## PROBLEM REQUIREMENTS
Return the lines below exactly, from the first line to the line that contains "import plotly.graph_objects as go". Leave out pictures.

## PROVIDED MATERIAL
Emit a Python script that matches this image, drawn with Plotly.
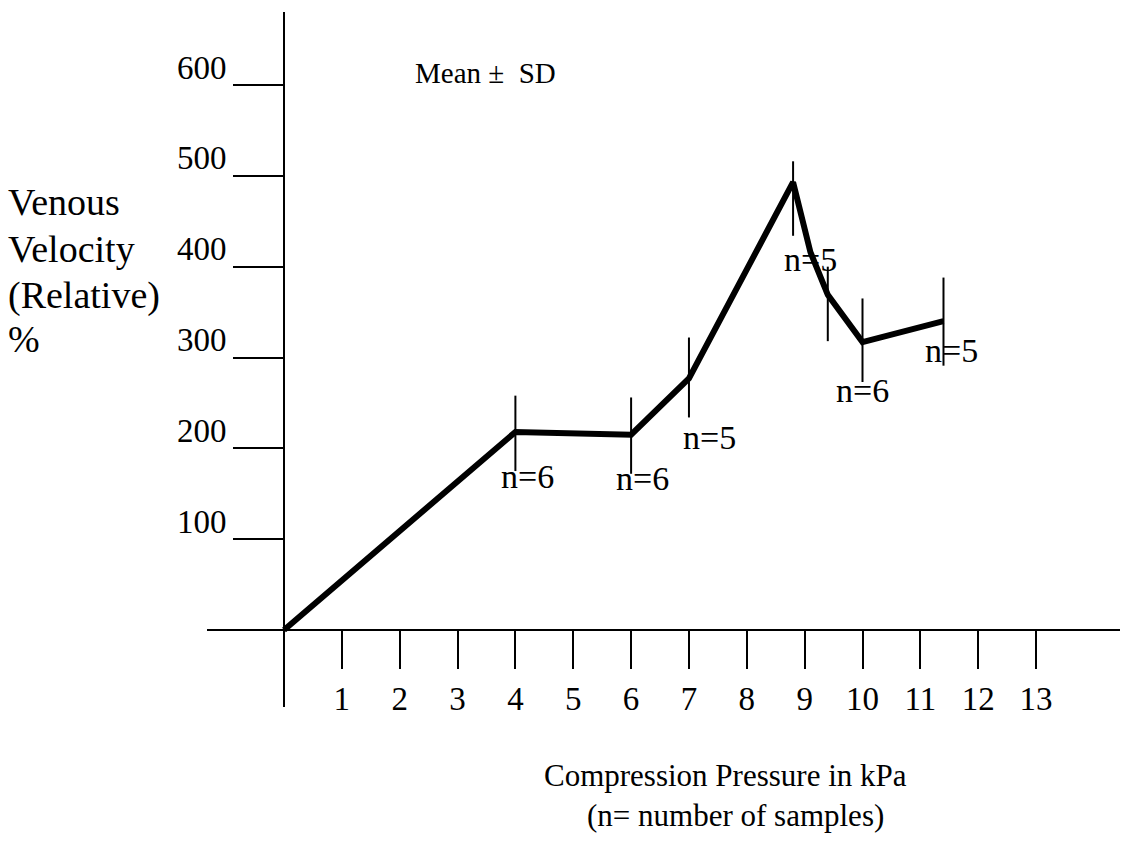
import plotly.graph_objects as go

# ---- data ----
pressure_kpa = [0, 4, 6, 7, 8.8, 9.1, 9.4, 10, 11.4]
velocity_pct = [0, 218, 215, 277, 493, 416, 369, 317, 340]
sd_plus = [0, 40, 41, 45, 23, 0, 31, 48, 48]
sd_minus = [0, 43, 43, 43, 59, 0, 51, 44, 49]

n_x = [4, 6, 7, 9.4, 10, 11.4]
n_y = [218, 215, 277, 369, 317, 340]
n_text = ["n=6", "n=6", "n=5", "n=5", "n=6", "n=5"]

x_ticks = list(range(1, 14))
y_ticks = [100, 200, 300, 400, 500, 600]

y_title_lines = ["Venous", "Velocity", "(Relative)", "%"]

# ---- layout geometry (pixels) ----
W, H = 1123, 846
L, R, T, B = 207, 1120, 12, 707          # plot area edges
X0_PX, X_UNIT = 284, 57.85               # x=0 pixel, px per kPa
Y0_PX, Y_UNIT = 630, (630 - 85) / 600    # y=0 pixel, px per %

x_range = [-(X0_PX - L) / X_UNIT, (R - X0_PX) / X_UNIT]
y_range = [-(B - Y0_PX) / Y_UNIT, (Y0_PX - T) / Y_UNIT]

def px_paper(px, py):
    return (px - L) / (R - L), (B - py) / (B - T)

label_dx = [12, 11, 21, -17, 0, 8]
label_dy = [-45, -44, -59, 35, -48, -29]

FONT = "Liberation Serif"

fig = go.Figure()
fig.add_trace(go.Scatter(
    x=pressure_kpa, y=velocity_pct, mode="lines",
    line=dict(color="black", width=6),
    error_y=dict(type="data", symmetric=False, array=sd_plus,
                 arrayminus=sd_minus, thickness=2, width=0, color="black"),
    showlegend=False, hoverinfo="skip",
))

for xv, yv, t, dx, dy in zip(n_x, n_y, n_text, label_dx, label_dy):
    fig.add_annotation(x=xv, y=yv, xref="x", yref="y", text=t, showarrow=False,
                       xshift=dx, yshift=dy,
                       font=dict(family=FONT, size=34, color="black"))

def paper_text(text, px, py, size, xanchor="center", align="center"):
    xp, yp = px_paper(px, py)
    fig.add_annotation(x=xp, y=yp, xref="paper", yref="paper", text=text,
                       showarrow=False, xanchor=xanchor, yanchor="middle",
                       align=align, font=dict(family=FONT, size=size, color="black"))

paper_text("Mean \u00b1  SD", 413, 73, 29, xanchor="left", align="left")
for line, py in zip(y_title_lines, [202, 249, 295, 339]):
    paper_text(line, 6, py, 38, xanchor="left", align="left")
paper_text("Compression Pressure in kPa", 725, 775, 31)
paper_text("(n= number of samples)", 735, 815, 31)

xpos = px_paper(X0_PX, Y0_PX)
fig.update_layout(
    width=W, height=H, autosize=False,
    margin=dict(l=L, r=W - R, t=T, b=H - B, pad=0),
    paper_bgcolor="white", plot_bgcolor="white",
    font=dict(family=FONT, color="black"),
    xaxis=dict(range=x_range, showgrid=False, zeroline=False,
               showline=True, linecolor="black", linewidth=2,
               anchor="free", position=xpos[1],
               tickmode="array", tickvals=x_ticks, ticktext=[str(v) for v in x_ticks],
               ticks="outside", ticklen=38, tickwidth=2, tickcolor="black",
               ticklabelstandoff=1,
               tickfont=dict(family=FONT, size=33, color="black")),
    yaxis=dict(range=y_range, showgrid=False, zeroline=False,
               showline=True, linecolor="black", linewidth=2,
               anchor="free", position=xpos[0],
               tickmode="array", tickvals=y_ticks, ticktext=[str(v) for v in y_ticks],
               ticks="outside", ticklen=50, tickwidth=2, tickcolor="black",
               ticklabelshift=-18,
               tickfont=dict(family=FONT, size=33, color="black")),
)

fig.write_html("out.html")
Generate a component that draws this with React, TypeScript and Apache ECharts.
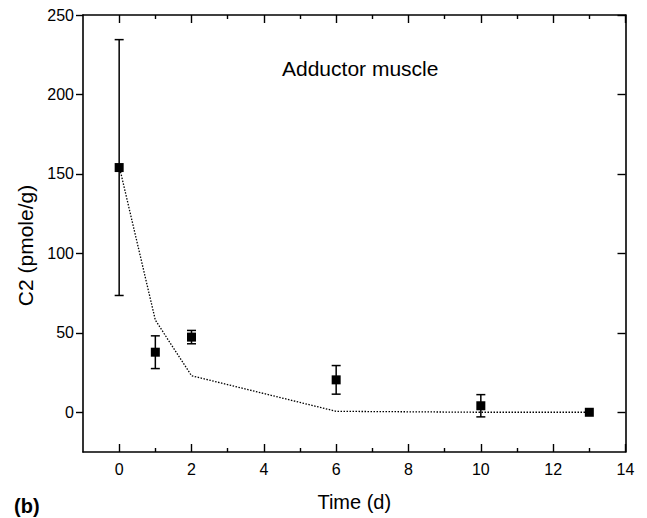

## RESULT
Emit a Python script that matches this image, drawn with Plotly.
import plotly.graph_objects as go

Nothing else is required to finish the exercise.